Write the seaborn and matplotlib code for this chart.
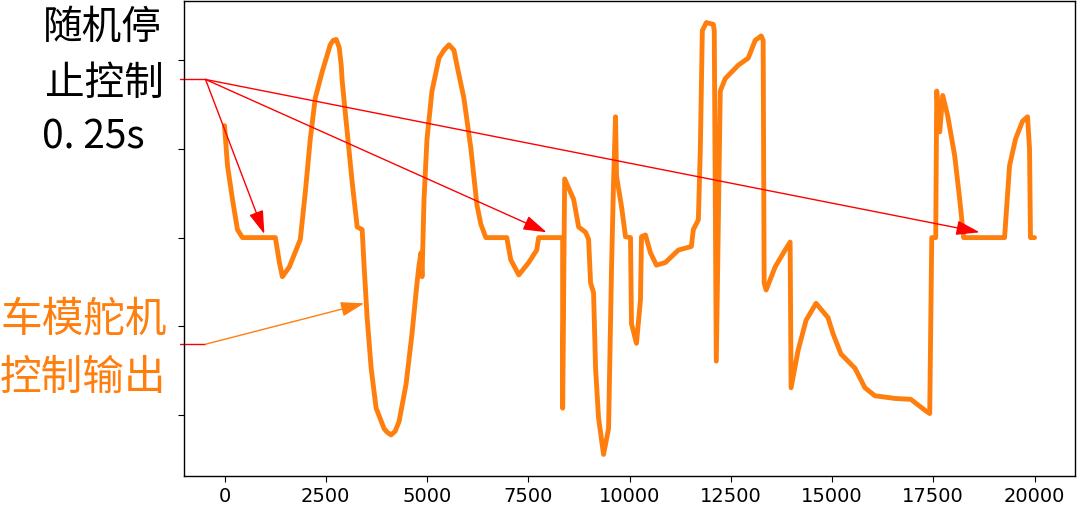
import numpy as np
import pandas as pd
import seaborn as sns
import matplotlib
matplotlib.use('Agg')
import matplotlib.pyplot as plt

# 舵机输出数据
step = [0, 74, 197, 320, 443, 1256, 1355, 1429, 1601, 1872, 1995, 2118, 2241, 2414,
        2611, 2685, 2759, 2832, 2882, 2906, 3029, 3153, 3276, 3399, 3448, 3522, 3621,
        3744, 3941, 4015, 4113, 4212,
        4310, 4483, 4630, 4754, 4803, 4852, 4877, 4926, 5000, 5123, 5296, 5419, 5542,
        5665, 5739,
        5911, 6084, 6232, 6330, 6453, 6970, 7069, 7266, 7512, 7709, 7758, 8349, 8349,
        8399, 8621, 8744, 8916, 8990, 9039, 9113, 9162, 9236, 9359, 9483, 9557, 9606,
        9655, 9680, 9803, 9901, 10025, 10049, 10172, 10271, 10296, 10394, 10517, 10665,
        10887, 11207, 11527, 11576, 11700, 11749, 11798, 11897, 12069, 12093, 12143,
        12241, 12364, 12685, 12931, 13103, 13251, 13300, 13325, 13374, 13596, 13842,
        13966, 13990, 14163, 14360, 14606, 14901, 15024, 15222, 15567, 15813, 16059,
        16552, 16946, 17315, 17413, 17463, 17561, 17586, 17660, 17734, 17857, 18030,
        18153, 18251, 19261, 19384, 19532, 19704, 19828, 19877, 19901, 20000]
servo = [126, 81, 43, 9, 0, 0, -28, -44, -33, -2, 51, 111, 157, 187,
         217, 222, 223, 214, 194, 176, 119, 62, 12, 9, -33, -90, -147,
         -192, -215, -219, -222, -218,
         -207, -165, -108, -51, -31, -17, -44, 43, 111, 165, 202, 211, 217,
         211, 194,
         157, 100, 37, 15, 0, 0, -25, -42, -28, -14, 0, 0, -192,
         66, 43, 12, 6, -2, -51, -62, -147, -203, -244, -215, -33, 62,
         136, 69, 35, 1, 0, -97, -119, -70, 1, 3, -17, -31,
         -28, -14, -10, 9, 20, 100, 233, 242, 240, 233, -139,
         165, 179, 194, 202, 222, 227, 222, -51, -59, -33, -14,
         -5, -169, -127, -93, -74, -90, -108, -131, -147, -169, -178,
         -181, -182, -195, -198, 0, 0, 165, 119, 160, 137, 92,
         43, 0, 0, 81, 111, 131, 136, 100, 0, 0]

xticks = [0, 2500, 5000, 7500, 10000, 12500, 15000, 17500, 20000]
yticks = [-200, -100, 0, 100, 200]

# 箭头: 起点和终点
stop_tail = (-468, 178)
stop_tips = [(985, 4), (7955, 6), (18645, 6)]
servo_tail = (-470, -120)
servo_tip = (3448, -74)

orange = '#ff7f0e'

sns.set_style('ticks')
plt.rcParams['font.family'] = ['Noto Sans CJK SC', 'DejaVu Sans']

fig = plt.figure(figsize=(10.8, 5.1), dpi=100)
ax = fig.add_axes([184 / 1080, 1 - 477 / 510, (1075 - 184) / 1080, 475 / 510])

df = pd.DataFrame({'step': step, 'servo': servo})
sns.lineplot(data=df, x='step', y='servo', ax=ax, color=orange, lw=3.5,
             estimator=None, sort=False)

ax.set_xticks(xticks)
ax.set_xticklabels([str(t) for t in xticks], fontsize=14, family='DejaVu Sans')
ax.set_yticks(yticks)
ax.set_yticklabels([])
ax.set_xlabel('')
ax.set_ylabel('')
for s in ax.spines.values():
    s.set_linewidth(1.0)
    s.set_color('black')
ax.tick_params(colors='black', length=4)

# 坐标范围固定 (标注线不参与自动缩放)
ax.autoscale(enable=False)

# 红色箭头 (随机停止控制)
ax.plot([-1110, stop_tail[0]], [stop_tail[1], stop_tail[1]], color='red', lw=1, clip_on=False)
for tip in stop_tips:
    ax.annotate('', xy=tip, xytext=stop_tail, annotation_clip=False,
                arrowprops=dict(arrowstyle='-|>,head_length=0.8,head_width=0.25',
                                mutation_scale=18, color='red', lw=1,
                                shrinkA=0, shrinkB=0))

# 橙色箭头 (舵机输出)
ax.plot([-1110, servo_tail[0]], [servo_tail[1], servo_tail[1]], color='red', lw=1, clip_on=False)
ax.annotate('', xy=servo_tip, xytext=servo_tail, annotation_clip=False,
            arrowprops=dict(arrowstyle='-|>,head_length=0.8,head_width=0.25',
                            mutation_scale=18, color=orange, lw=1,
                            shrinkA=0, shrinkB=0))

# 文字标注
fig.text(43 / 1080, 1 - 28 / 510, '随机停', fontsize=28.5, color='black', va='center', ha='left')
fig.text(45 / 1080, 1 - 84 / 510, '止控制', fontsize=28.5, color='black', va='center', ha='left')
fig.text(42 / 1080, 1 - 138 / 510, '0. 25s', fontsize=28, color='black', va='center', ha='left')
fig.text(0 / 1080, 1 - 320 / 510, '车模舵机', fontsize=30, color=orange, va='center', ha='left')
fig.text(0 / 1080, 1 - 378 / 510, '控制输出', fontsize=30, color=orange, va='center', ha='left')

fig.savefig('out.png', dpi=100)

◆ ◆ ◆ ◆

* TASK DIRECTIONS
Set down the material above as is, without any pictures.

* TASK SOLUTION
Write the seaborn and matplotlib code for this chart.
import numpy as np
import pandas as pd
import seaborn as sns
import matplotlib
matplotlib.use('Agg')
import matplotlib.pyplot as plt

# 舵机输出数据
step = [0, 74, 197, 320, 443, 1256, 1355, 1429, 1601, 1872, 1995, 2118, 2241, 2414,
        2611, 2685, 2759, 2832, 2882, 2906, 3029, 3153, 3276, 3399, 3448, 3522, 3621,
        3744, 3941, 4015, 4113, 4212,
        4310, 4483, 4630, 4754, 4803, 4852, 4877, 4926, 5000, 5123, 5296, 5419, 5542,
        5665, 5739,
        5911, 6084, 6232, 6330, 6453, 6970, 7069, 7266, 7512, 7709, 7758, 8349, 8349,
        8399, 8621, 8744, 8916, 8990, 9039, 9113, 9162, 9236, 9359, 9483, 9557, 9606,
        9655, 9680, 9803, 9901, 10025, 10049, 10172, 10271, 10296, 10394, 10517, 10665,
        10887, 11207, 11527, 11576, 11700, 11749, 11798, 11897, 12069, 12093, 12143,
        12241, 12364, 12685, 12931, 13103, 13251, 13300, 13325, 13374, 13596, 13842,
        13966, 13990, 14163, 14360, 14606, 14901, 15024, 15222, 15567, 15813, 16059,
        16552, 16946, 17315, 17413, 17463, 17561, 17586, 17660, 17734, 17857, 18030,
        18153, 18251, 19261, 19384, 19532, 19704, 19828, 19877, 19901, 20000]
servo = [126, 81, 43, 9, 0, 0, -28, -44, -33, -2, 51, 111, 157, 187,
         217, 222, 223, 214, 194, 176, 119, 62, 12, 9, -33, -90, -147,
         -192, -215, -219, -222, -218,
         -207, -165, -108, -51, -31, -17, -44, 43, 111, 165, 202, 211, 217,
         211, 194,
         157, 100, 37, 15, 0, 0, -25, -42, -28, -14, 0, 0, -192,
         66, 43, 12, 6, -2, -51, -62, -147, -203, -244, -215, -33, 62,
         136, 69, 35, 1, 0, -97, -119, -70, 1, 3, -17, -31,
         -28, -14, -10, 9, 20, 100, 233, 242, 240, 233, -139,
         165, 179, 194, 202, 222, 227, 222, -51, -59, -33, -14,
         -5, -169, -127, -93, -74, -90, -108, -131, -147, -169, -178,
         -181, -182, -195, -198, 0, 0, 165, 119, 160, 137, 92,
         43, 0, 0, 81, 111, 131, 136, 100, 0, 0]

xticks = [0, 2500, 5000, 7500, 10000, 12500, 15000, 17500, 20000]
yticks = [-200, -100, 0, 100, 200]

# 箭头: 起点和终点
stop_tail = (-468, 178)
stop_tips = [(985, 4), (7955, 6), (18645, 6)]
servo_tail = (-470, -120)
servo_tip = (3448, -74)

orange = '#ff7f0e'

sns.set_style('ticks')
plt.rcParams['font.family'] = ['Noto Sans CJK SC', 'DejaVu Sans']

fig = plt.figure(figsize=(10.8, 5.1), dpi=100)
ax = fig.add_axes([184 / 1080, 1 - 477 / 510, (1075 - 184) / 1080, 475 / 510])

df = pd.DataFrame({'step': step, 'servo': servo})
sns.lineplot(data=df, x='step', y='servo', ax=ax, color=orange, lw=3.5,
             estimator=None, sort=False)

ax.set_xticks(xticks)
ax.set_xticklabels([str(t) for t in xticks], fontsize=14, family='DejaVu Sans')
ax.set_yticks(yticks)
ax.set_yticklabels([])
ax.set_xlabel('')
ax.set_ylabel('')
for s in ax.spines.values():
    s.set_linewidth(1.0)
    s.set_color('black')
ax.tick_params(colors='black', length=4)

# 坐标范围固定 (标注线不参与自动缩放)
ax.autoscale(enable=False)

# 红色箭头 (随机停止控制)
ax.plot([-1110, stop_tail[0]], [stop_tail[1], stop_tail[1]], color='red', lw=1, clip_on=False)
for tip in stop_tips:
    ax.annotate('', xy=tip, xytext=stop_tail, annotation_clip=False,
                arrowprops=dict(arrowstyle='-|>,head_length=0.8,head_width=0.25',
                                mutation_scale=18, color='red', lw=1,
                                shrinkA=0, shrinkB=0))

# 橙色箭头 (舵机输出)
ax.plot([-1110, servo_tail[0]], [servo_tail[1], servo_tail[1]], color='red', lw=1, clip_on=False)
ax.annotate('', xy=servo_tip, xytext=servo_tail, annotation_clip=False,
            arrowprops=dict(arrowstyle='-|>,head_length=0.8,head_width=0.25',
                            mutation_scale=18, color=orange, lw=1,
                            shrinkA=0, shrinkB=0))

# 文字标注
fig.text(43 / 1080, 1 - 28 / 510, '随机停', fontsize=28.5, color='black', va='center', ha='left')
fig.text(45 / 1080, 1 - 84 / 510, '止控制', fontsize=28.5, color='black', va='center', ha='left')
fig.text(42 / 1080, 1 - 138 / 510, '0. 25s', fontsize=28, color='black', va='center', ha='left')
fig.text(0 / 1080, 1 - 320 / 510, '车模舵机', fontsize=30, color=orange, va='center', ha='left')
fig.text(0 / 1080, 1 - 378 / 510, '控制输出', fontsize=30, color=orange, va='center', ha='left')

fig.savefig('out.png', dpi=100)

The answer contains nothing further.